# Exercise
Look below and pull out each line with the word "source".

# Information shown
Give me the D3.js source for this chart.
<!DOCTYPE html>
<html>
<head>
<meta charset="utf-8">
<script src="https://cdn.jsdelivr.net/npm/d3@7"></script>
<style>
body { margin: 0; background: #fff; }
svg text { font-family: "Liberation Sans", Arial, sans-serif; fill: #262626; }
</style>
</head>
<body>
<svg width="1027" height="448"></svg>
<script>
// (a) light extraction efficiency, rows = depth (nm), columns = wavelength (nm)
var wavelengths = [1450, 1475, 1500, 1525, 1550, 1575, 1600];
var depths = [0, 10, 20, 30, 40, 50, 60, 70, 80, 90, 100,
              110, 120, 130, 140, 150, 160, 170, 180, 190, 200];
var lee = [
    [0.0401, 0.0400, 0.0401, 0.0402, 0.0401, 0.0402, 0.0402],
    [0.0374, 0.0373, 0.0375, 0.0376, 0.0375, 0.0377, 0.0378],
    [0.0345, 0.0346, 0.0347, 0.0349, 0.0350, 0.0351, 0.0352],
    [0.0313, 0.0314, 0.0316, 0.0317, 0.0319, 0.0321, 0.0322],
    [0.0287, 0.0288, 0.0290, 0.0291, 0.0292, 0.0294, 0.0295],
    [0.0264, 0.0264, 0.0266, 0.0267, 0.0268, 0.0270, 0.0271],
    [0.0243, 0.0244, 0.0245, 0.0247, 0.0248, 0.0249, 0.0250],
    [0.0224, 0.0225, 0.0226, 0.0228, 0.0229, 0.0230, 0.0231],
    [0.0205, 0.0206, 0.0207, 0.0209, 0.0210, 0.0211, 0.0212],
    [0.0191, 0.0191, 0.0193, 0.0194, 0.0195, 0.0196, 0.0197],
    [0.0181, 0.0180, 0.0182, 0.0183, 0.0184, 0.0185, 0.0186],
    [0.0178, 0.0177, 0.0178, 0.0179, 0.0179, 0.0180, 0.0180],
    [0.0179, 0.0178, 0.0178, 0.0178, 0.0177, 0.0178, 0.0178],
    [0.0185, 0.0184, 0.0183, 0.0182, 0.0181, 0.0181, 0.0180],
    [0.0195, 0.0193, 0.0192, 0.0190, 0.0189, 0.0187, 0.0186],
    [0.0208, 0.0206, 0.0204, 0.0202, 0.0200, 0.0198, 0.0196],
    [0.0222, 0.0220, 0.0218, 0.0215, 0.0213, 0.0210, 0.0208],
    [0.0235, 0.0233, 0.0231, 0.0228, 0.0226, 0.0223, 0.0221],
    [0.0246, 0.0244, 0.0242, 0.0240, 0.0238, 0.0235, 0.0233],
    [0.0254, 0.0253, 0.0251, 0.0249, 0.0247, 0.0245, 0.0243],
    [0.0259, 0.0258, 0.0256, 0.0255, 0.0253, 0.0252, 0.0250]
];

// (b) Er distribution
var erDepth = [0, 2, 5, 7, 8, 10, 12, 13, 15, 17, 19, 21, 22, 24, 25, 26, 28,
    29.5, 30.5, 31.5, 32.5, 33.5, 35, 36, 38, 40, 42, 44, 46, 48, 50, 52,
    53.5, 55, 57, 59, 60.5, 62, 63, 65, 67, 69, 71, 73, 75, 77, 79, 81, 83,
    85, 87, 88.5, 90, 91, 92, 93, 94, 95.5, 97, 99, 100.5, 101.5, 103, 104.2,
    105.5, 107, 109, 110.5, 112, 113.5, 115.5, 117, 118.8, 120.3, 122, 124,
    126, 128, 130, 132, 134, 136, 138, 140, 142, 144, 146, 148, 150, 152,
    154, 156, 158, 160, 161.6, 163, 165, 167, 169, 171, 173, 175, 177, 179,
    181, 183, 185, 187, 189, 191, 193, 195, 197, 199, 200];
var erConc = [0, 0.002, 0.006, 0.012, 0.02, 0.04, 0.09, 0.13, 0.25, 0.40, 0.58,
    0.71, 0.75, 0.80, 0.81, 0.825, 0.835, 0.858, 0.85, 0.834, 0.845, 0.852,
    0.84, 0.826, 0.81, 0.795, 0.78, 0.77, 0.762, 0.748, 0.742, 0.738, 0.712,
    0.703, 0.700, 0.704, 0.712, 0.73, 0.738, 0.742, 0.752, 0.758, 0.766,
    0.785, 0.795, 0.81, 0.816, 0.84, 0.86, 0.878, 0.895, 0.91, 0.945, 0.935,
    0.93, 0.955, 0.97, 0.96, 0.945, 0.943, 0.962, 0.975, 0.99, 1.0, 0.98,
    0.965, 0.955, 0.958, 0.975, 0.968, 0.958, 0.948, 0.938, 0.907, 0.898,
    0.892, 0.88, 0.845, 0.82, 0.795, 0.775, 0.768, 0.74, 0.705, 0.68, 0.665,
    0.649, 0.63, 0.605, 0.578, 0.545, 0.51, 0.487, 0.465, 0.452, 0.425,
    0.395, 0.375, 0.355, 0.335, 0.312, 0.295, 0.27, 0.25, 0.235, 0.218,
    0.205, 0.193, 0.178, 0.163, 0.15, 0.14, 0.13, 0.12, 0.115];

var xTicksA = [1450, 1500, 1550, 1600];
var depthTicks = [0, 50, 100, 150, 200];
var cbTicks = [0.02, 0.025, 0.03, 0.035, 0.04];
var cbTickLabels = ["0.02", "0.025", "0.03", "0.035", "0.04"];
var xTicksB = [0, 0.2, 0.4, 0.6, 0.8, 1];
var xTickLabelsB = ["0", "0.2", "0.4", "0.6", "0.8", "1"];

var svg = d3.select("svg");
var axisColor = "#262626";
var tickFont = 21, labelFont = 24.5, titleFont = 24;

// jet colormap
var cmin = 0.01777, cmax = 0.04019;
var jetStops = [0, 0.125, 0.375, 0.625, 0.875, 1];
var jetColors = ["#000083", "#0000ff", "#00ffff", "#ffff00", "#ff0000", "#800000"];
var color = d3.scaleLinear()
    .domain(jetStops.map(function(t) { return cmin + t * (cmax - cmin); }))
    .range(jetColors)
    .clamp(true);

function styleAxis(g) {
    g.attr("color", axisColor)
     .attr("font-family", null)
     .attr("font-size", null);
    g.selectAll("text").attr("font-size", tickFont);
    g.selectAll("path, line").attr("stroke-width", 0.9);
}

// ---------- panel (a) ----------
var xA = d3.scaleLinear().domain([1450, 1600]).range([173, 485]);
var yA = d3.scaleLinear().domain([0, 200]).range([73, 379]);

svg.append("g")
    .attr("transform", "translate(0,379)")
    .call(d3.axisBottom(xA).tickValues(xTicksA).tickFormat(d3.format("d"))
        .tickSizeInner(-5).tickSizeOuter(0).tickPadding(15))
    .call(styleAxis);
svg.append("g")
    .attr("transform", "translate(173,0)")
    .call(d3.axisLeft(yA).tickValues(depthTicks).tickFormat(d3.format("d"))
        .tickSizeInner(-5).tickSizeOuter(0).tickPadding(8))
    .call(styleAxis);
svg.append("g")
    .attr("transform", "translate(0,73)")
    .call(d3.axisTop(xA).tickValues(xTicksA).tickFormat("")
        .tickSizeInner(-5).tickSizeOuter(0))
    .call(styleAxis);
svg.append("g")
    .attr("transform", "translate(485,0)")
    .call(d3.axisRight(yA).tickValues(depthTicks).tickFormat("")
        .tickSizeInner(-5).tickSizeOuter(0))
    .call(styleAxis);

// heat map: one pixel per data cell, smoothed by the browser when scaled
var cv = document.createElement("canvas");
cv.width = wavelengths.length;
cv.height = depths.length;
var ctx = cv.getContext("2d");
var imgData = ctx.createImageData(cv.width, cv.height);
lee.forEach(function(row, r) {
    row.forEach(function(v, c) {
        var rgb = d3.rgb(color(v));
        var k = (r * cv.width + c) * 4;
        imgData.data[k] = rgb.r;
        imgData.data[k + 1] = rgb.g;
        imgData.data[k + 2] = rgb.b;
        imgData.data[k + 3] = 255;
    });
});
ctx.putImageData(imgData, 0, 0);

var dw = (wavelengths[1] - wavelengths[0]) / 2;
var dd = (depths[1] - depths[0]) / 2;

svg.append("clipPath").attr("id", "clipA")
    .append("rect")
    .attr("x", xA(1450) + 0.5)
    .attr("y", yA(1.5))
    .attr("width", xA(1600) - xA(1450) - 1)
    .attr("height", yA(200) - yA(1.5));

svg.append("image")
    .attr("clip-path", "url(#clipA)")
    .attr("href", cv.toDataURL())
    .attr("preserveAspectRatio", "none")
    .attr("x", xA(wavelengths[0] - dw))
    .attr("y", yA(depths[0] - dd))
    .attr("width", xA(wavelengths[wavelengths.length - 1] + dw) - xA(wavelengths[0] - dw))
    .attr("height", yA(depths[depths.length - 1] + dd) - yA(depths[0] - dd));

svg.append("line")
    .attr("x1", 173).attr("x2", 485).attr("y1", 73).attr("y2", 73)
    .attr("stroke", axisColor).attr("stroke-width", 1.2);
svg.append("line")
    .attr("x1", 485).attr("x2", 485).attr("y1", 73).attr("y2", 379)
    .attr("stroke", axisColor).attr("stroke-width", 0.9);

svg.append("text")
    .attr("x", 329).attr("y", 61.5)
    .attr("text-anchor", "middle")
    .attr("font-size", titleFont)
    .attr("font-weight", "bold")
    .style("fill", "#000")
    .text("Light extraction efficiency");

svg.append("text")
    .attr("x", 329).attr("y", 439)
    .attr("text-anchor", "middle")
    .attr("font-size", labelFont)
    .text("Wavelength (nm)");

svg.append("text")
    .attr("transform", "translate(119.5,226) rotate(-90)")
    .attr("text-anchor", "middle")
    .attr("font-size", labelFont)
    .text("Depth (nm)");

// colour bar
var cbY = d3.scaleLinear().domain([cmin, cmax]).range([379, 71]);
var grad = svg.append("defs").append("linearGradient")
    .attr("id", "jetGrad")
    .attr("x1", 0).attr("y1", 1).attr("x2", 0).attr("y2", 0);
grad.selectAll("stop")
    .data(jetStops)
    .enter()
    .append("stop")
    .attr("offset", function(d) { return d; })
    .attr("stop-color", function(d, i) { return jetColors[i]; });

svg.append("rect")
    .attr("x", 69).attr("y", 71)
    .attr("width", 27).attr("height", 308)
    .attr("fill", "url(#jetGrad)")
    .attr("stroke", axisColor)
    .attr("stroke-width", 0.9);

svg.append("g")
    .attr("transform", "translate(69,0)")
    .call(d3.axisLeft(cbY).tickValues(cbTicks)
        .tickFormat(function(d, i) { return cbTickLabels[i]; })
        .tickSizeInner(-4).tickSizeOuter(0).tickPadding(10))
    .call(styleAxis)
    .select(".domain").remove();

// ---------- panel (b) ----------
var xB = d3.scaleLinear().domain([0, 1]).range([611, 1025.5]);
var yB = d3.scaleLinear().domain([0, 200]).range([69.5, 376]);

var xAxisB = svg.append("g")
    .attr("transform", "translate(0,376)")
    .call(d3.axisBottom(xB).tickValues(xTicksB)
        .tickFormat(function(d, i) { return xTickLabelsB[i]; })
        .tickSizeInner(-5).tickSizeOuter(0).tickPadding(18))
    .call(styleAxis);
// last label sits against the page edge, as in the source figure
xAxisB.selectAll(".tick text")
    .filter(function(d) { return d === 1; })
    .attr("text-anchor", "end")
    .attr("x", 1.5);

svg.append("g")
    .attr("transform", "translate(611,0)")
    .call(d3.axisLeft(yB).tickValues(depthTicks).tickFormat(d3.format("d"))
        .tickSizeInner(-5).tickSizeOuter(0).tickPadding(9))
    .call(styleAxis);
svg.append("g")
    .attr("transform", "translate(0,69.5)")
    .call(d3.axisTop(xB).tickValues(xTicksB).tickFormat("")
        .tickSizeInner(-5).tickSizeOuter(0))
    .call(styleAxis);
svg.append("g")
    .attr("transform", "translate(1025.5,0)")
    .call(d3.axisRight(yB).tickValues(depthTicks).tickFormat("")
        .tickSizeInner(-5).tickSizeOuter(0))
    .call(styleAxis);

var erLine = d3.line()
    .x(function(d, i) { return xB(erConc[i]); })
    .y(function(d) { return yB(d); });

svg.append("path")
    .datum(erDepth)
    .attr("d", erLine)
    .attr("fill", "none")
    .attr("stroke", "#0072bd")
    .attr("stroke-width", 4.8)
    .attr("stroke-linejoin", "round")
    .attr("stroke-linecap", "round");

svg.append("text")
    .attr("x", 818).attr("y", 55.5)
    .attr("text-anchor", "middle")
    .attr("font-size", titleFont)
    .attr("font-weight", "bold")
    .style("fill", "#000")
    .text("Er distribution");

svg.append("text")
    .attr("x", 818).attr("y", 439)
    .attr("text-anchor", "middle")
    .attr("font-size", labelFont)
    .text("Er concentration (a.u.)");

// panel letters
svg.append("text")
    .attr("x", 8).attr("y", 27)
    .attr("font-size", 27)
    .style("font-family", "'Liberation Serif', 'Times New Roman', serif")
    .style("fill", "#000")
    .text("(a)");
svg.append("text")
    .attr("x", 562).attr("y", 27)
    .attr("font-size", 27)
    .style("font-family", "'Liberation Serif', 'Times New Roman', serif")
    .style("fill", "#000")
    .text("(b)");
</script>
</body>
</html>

# Output
Give me the D3.js source for this chart.
// last label sits against the page edge, as in the source figure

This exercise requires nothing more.